Basically, we parse the Pub/Sub transaction message using the incredible Pydantic library. We have a create_features function which add and calculate some features, next we transform everything into a Dict . Then we use the model get the anomaly score! 🤖. After generate some logs, stream the prediction into BigQuery and a few more steps we feed the model with the new instance and the model learn from it.

Deployment

For deployment, we just put all our Python scripts into a Docker container and then run everything in a e2-micro (2 cores and 1 GB of RAM) instance in Compute Engine. In Pub/Sub we have a pull subscription so the script is receiving messages all the time. After the prediction is done, we use the BigQuery streaming inserts to feed the predictions into a table. Finally use Data Studio for developing reports and to check the transactions scored as anomalous.

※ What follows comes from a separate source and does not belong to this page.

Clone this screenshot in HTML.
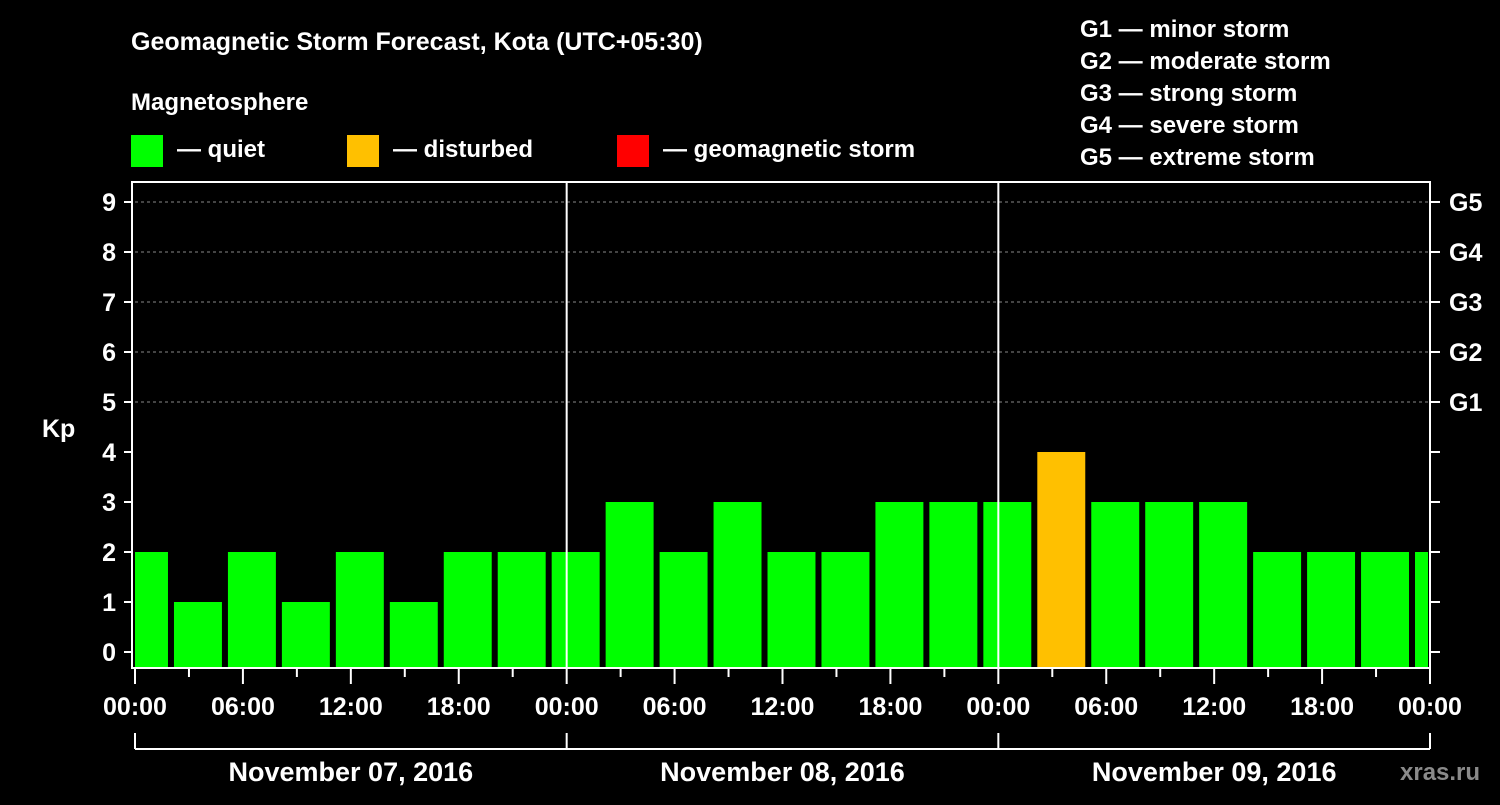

The architecture looks pretty much like this, where data from retail servers are streamed into Pub/Sub.

Results and final thoughts

Some highlights of our solution and learnings:

Model’s inference times are pretty fast. This is due the implementation of HalfSpaceTrees. It took less than 400 ms all the process.
With a single e2-micro instance we are able to make predictions for hundred of thousands transactions per day.
Less than the 1% of transactions are anomalies, which is expected due anomalies should be that…anomalies.

This started as a proof of concept but ended up very similar to our final solution. This was the first time we were able to use an incremental learning algorithm effectively, and migrating from batch to incremental learning was pretty fun because there are very different approach of how handle the data, extract features, etc.

River is an amazing library. It helped a lot for the implementation and deployment of everything. We are using others algorithms implemented by River for classification problems and it’s been very easy to use and deploy.

At Spike, we are now planning using River and incremental learning in other use cases like recommender engines, classification and regression problems. We think that River is very useful in many application when we know that we will have a streaming input of data in our systems.